Kein Land für alte Männer
Ich habe bei der Lektüre dieses Romans oft an den Film „No country for old men“ der Brüder Coen denken müssen. Die amerikanischen Western erzählten die Gründungsmythen einer patriarchalen Gesellschaft: von harten, gewaltbereiten Männern, ihren Kämpfen und Opfern, ihren Ehrbegriffen und Besitzergreifungen, von Familiengründungen und Landnahmen, düsteren Geheimnissen und versteckten Gräbern. Davon, wie das Gesetz-des-Vaters durchgesetzt wird. Der klassische amerikanische Kriminalroman erzählte die Krise dieses Patriarchats: von besessenen Frauen, die ihren Besitzern davonlaufen, von rebellierenden Söhnen und krankhaften Muttersohn-Beziehungen. Mehr und mehr flossen schließlich in den Kriminalroman die Exzesse bei der Durchsetzung des Vater-Gesetzes, die Korrumpierung der Ehrvorstellungen, das Scheitern der Väter ein. Der Held, der die krisengeschüttelte Welt noch einmal in Ordnung brachte, wurde zum Anti-Helden, der sich seinen Gegenspielern bis zu Unkenntlichkeit angeglichen hatte.
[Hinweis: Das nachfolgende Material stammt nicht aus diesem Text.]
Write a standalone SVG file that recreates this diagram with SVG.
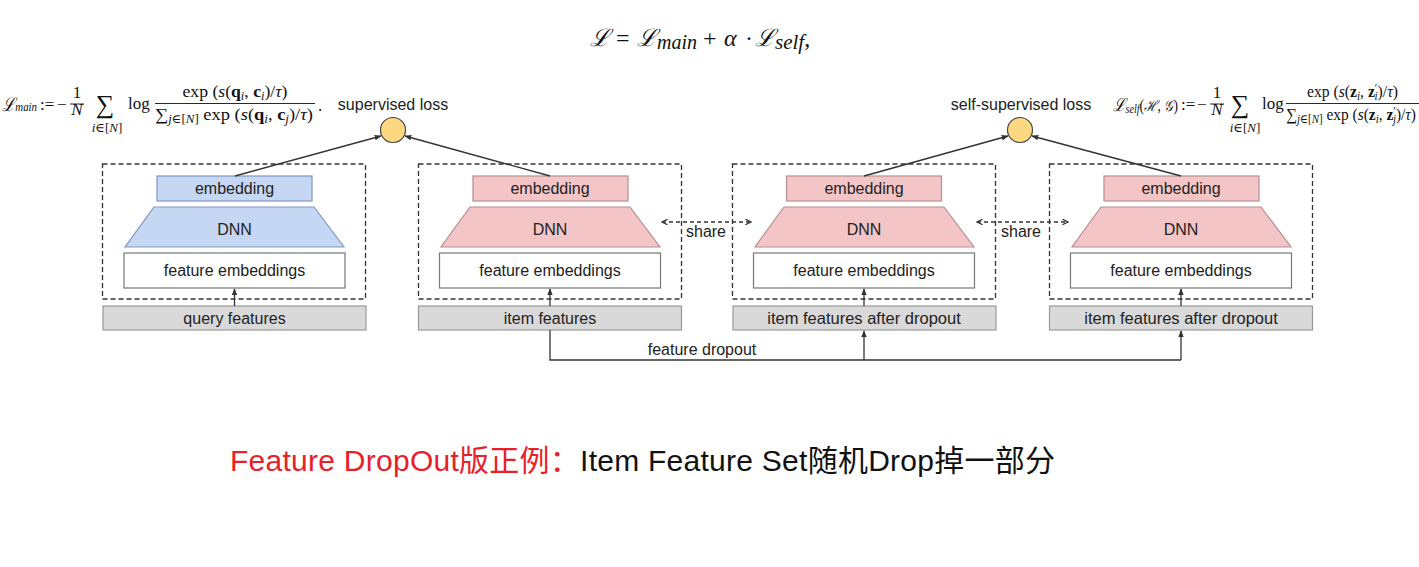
<svg xmlns="http://www.w3.org/2000/svg" width="1419" height="567" viewBox="0 0 1419 567">
<defs>
<style>
.lbl{font-family:"Liberation Sans",Arial,sans-serif;font-size:16px;fill:#222;text-anchor:middle}
.m{font-family:"Liberation Serif","DejaVu Serif",serif;font-size:17px;fill:#111}
.mi{font-style:italic}
.mb{font-weight:bold}
.dash{fill:none;stroke:#333;stroke-width:1.3;stroke-dasharray:5 3}
.blue{fill:#c6d7f3;stroke:#7f97c2;stroke-width:1.2}
.pink{fill:#f3c5c6;stroke:#b88e8f;stroke-width:1.2}
.white{fill:#fff;stroke:#777;stroke-width:1.2}
.gray{fill:#d9d9d9;stroke:#999;stroke-width:1.2}
.ln{fill:none;stroke:#333;stroke-width:1.3}
.sh{fill:none;stroke:#333;stroke-width:1.3;stroke-dasharray:4 3}
</style>
<marker id="ah" viewBox="0 0 10 10" refX="9" refY="5" markerWidth="7" markerHeight="7" orient="auto-start-reverse" markerUnits="userSpaceOnUse">
<path d="M0,1 L10,5 L0,9 z" fill="#333"/>
</marker>
<marker id="oh" viewBox="0 0 10 10" refX="9" refY="5" markerWidth="7" markerHeight="7" orient="auto-start-reverse" markerUnits="userSpaceOnUse">
<path d="M1,1 L9,5 L1,9" fill="none" stroke="#333" stroke-width="1.8"/>
</marker>
</defs>
<rect width="1419" height="567" fill="#fff"/>

<g id="formula-total">
<text class="m" style="font-size:24px" y="46"><tspan x="590" class="mi">ℒ</tspan><tspan x="616">=</tspan><tspan x="637" class="mi">ℒ</tspan><tspan class="mi" style="font-size:20px" dy="3">main</tspan><tspan x="703" dy="-3">+</tspan><tspan x="724" class="mi">α</tspan><tspan x="745">·</tspan><tspan x="755" class="mi">ℒ</tspan><tspan class="mi" style="font-size:21px" dy="3">self</tspan><tspan dy="-3">,</tspan></text>
</g>

<g id="formula-main">
<text class="m" y="111" textLength="35" lengthAdjust="spacingAndGlyphs" x="2"><tspan class="mi" style="font-size:19px">ℒ</tspan><tspan class="mi" style="font-size:13px">main</tspan></text>
<text class="m" x="40" y="110">:=</text>
<text class="m" x="57" y="110">−</text>
<text class="m" x="77" y="98" text-anchor="middle">1</text>
<line x1="70" y1="104" x2="84" y2="104" stroke="#111" stroke-width="0.9"/>
<text class="m mi" x="77" y="115" text-anchor="middle">N</text>
<text class="m" x="105" y="113" text-anchor="middle" style="font-size:26px">∑</text>
<text class="m" x="107" y="132" text-anchor="middle" style="font-size:13px"><tspan class="mi">i</tspan>∈[<tspan class="mi">N</tspan>]</text>
<text class="m" x="128" y="109">log</text>
<text class="m" x="235" y="97" text-anchor="middle" textLength="105" lengthAdjust="spacingAndGlyphs">exp (<tspan class="mi">s</tspan>(<tspan class="mb">q</tspan><tspan class="mi" style="font-size:12px" dy="3">i</tspan><tspan dy="-3">, </tspan><tspan class="mb">c</tspan><tspan class="mi" style="font-size:12px" dy="3">i</tspan><tspan dy="-3">)/</tspan><tspan class="mi">τ</tspan>)</text>
<line x1="155" y1="103.5" x2="315" y2="103.5" stroke="#111" stroke-width="0.9"/>
<text class="m" x="155" y="120" textLength="158" lengthAdjust="spacingAndGlyphs">∑<tspan class="mi" style="font-size:12px" dy="3">j</tspan><tspan style="font-size:12px">∈[</tspan><tspan class="mi" style="font-size:12px">N</tspan><tspan style="font-size:12px">]</tspan><tspan dy="-3"> exp (</tspan><tspan class="mi">s</tspan>(<tspan class="mb">q</tspan><tspan class="mi" style="font-size:12px" dy="3">i</tspan><tspan dy="-3">, </tspan><tspan class="mb">c</tspan><tspan class="mi" style="font-size:12px" dy="3">j</tspan><tspan dy="-3">)/</tspan><tspan class="mi">τ</tspan>)</text>
<text class="m" x="318" y="111">.</text>
</g>

<g id="formula-self">
<text class="m" x="1113" y="111" textLength="65" lengthAdjust="spacingAndGlyphs"><tspan class="mi" style="font-size:18px">ℒ</tspan><tspan class="mi" style="font-size:12px" dy="2">self</tspan><tspan dy="-2" style="font-size:16px">(</tspan><tspan class="mi" style="font-size:15px">ℋ</tspan><tspan style="font-size:16px">, </tspan><tspan class="mi" style="font-size:15px">𝒢</tspan><tspan style="font-size:16px">)</tspan></text>
<text class="m" x="1181" y="110">:=</text>
<text class="m" x="1197" y="110">−</text>
<text class="m" x="1217" y="98" text-anchor="middle">1</text>
<line x1="1210" y1="104" x2="1224" y2="104" stroke="#111" stroke-width="0.9"/>
<text class="m mi" x="1217" y="115" text-anchor="middle">N</text>
<text class="m" x="1240" y="113" text-anchor="middle" style="font-size:26px">∑</text>
<text class="m" x="1245" y="132" text-anchor="middle" style="font-size:13px"><tspan class="mi">i</tspan>∈[<tspan class="mi">N</tspan>]</text>
<text class="m" x="1262" y="109">log</text>
<text class="m" x="1307" y="97" textLength="91" lengthAdjust="spacingAndGlyphs">exp (<tspan class="mi">s</tspan>(<tspan class="mb">z</tspan><tspan class="mi" style="font-size:12px" dy="3">i</tspan><tspan dy="-3">, </tspan><tspan class="mb">z</tspan><tspan style="font-size:12px" dy="-5">′</tspan><tspan class="mi" style="font-size:12px" dx="-3" dy="8">i</tspan><tspan dy="-3">)/</tspan><tspan class="mi">τ</tspan>)</text>
<line x1="1286" y1="103.5" x2="1419" y2="103.5" stroke="#111" stroke-width="0.9"/>
<text class="m" x="1286" y="120" textLength="130" lengthAdjust="spacingAndGlyphs">∑<tspan class="mi" style="font-size:12px" dy="3">j</tspan><tspan style="font-size:12px">∈[</tspan><tspan class="mi" style="font-size:12px">N</tspan><tspan style="font-size:12px">]</tspan><tspan dy="-3"> exp (</tspan><tspan class="mi">s</tspan>(<tspan class="mb">z</tspan><tspan class="mi" style="font-size:12px" dy="3">i</tspan><tspan dy="-3">, </tspan><tspan class="mb">z</tspan><tspan style="font-size:12px" dy="-5">′</tspan><tspan class="mi" style="font-size:12px" dx="-3" dy="8">j</tspan><tspan dy="-3">)/</tspan><tspan class="mi">τ</tspan>)</text>
</g>

<g id="loss-supervised">
<text class="lbl" x="393" y="110">supervised loss</text>
<circle cx="393" cy="130" r="12.5" fill="#fdd881" stroke="#444" stroke-width="1.2"/>
</g>
<g id="loss-self">
<text class="lbl" x="1021" y="110">self-supervised loss</text>
<circle cx="1020" cy="130" r="12.5" fill="#fdd881" stroke="#444" stroke-width="1.2"/>
</g>

<g id="tower-query">
<rect class="dash" x="102.5" y="164" width="263" height="135"/>
<rect class="blue" x="157" y="176" width="155" height="25"/>
<text class="lbl" x="234.5" y="194">embedding</text>
<polygon class="blue" points="154,207 314,207 344,247 125,247"/>
<text class="lbl" x="234.5" y="235">DNN</text>
<rect class="white" x="124" y="253" width="221" height="35"/>
<text class="lbl" x="234.5" y="276">feature embeddings</text>
<rect class="gray" x="103" y="306" width="263" height="24"/>
<text class="lbl" x="234.5" y="324">query features</text>
</g>

<g id="tower-item">
<rect class="dash" x="418.5" y="164" width="263" height="135"/>
<rect class="pink" x="473" y="176" width="155" height="25"/>
<text class="lbl" x="550" y="194">embedding</text>
<polygon class="pink" points="470,207 630,207 660,247 441,247"/>
<text class="lbl" x="550" y="235">DNN</text>
<rect class="white" x="439.5" y="253" width="221" height="35"/>
<text class="lbl" x="550" y="276">feature embeddings</text>
<rect class="gray" x="418.5" y="306" width="263" height="24"/>
<text class="lbl" x="550" y="324">item features</text>
</g>

<g id="tower-dropout-1">
<rect class="dash" x="732.5" y="164" width="263" height="135"/>
<rect class="pink" x="786.5" y="176" width="155" height="25"/>
<text class="lbl" x="864" y="194">embedding</text>
<polygon class="pink" points="784,207 944,207 974,247 755,247"/>
<text class="lbl" x="864" y="235">DNN</text>
<rect class="white" x="753.5" y="253" width="221" height="35"/>
<text class="lbl" x="864" y="276">feature embeddings</text>
<rect class="gray" x="733" y="306" width="263" height="24"/>
<text class="lbl" x="864" y="324" style="font-size:16.5px">item features after dropout</text>
</g>

<g id="tower-dropout-2">
<rect class="dash" x="1049.5" y="164" width="263" height="135"/>
<rect class="pink" x="1104" y="176" width="155" height="25"/>
<text class="lbl" x="1181" y="194">embedding</text>
<polygon class="pink" points="1101,207 1261,207 1291,247 1072,247"/>
<text class="lbl" x="1181" y="235">DNN</text>
<rect class="white" x="1070.5" y="253" width="221" height="35"/>
<text class="lbl" x="1181" y="276">feature embeddings</text>
<rect class="gray" x="1049.5" y="306" width="263" height="24"/>
<text class="lbl" x="1181" y="324" style="font-size:16.5px">item features after dropout</text>
</g>

<g id="connectors">
<line class="ln" x1="235" y1="176" x2="381" y2="136" marker-end="url(#ah)"/>
<line class="ln" x1="550" y1="176" x2="405" y2="136" marker-end="url(#ah)"/>
<line class="ln" x1="864" y1="176" x2="1008" y2="136" marker-end="url(#ah)"/>
<line class="ln" x1="1181" y1="176" x2="1032" y2="136" marker-end="url(#ah)"/>
<line class="ln" x1="234.5" y1="306" x2="234.5" y2="289" marker-end="url(#ah)"/>
<line class="ln" x1="550" y1="306" x2="550" y2="289" marker-end="url(#ah)"/>
<line class="ln" x1="864" y1="306" x2="864" y2="289" marker-end="url(#ah)"/>
<line class="ln" x1="1181" y1="306" x2="1181" y2="289" marker-end="url(#ah)"/>
<path class="ln" d="M550,330 V360 H1181"/>
<line class="ln" x1="864" y1="360" x2="864" y2="331" marker-end="url(#ah)"/>
<line class="ln" x1="1181" y1="360" x2="1181" y2="331" marker-end="url(#ah)"/>
<text class="lbl" x="702" y="355">feature dropout</text>
<line class="sh" x1="662" y1="222" x2="751" y2="222" marker-start="url(#oh)" marker-end="url(#oh)"/>
<text class="lbl" x="706" y="237">share</text>
<line class="sh" x1="977" y1="222" x2="1068" y2="222" marker-start="url(#oh)" marker-end="url(#oh)"/>
<text class="lbl" x="1021" y="237">share</text>
</g>

<g id="caption">
<text x="230" y="471" textLength="825" lengthAdjust="spacing" style="font-family:'Liberation Sans','Noto Sans CJK SC',sans-serif;font-size:30px"><tspan fill="#e8202a">Feature DropOut版正例：</tspan><tspan fill="#111">Item Feature Set随机Drop掉一部分</tspan></text>
</g>
</svg>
Schließlich löste er sich gänzlich auf; die Erzählung kam ohne ihn, das heißt ohne den Detektiv aus. Guido Rohms „Meta-Roman“ geht diesen Weg konsequent zu Ende. Das literarische Niemandsland, dessen Blut ein Fluss ist, ist kein Land mehr für die anständigen, alten Männer, hier verkörpert im Polizeichef Linus, der noch einmal heimkehren kann zu seiner Martha, um seinen Kopf in ihren Schoss legen: „Linus schloss die Augen und lächelte. Das fühlte sich gut an. Das fühlte sich sehr gut an. Er hörte ein Gurgeln in ihrem Bauch.“ Doch erfahren wir, dass Linus und Martha „in eine solche Welt“ keine Kinder setzen mochten.Die Krise des Patriarchats ist am Ende. Keine Söhne mehr. Kein Ort, keine Zeit mehr für Männer wie Linus. Was jetzt geschehen wird, gehört nicht mehr in diese Ordnung; es stellt sie nicht einmal mehr in Frage. Der Autor Torn, wüst rauchend und trinkend, wie es klischeehafter gar nicht zu denken ist, verkörpert das Janus-Gesicht dieses alternden Helden. Doch auch er kriegt – „tatsächlich“ und im übertragenen Sinne – „keinen mehr hoch.“ No country for old men.
Rohm und der Killer
Nur zwei brechen dieses letzte Spiel der Spiegeleffekte und imaginären Identifikationen, das ins Leere gelaufen ist, weil die Fiktion nur noch Fiktionen zurückwirft, auf: der Serienmörder und der Autor. Dem Serienmörder hat der Autor das „Ich“ im Prolog geschenkt. Und der spricht nicht psychopathisch unsere Klischees bestätigend, sondern was jeder nachfühlen kann: „Ich sehne mich nach Regenwolken. Dunklen Regenwolken. Vielleicht hat der Typ doch recht gehabt und die Menschen sind einfach nie zufrieden. Ist der Himmel blau, wollen sie ihn irgendwann grau, und umgekehrt. Es ist einfach nie in Ordnung, wie es gerade ist. Wir wollen es immer anders.“ Letztlich, prophezeie ich Ihnen, wird es dieser Mörder sein, mit dem Sie als Leser:in am meisten mitfühlen. Doch der Autor Rohm lässt Sie nicht bei diesem Anti-Helden bleiben. Er lässt in dieser fiktiven Welt, die er erschreibt und die kein Spiegel einer realen mehr sein kann, noch einmal Gerechtigkeit walten: die Killer kommen nicht davon. Den Grausamsten lässt er grausam erschlagen. Er spricht sich selbst das Todesurteil: "Mein Junge, du und ich, wir sind dieses Land. Wir verkörpern es. Wir sind nicht schwach. Wir wissen, dass Gewalt nötig ist, um die Menschen zu einer Gemeinschaft zu formen. Nur die Angst vor Gewalt lässt sie zusammen halten." Damit ist klar: Auch dieser Junge ist ein Alter. No country for old men. So einen kann Rohm im "Meta-Roman" nicht überleben lassen.
Geiselnahme
Dieser Eingriff hat ein Nachspiel. Wer dem Verbrecher noch einmal gibt, was er verdient, wird ins Verbrechen gezogen: Der Autor muss in den Text. Und zu diesem Zweck, wie sich erst ganz am Ende herausstellt, wurde er eingeführt, der Stellvertreter, der Lückenbüßer: Tom Torn. Ein Geißelnehmer taucht auf. Und fordert den Austausch: Der Schriftsteller gegen das weinende Mädchen, das er gefangen hält. Und Rohm schickt Torn. War ja klar.
Aber lesen Sie selbst.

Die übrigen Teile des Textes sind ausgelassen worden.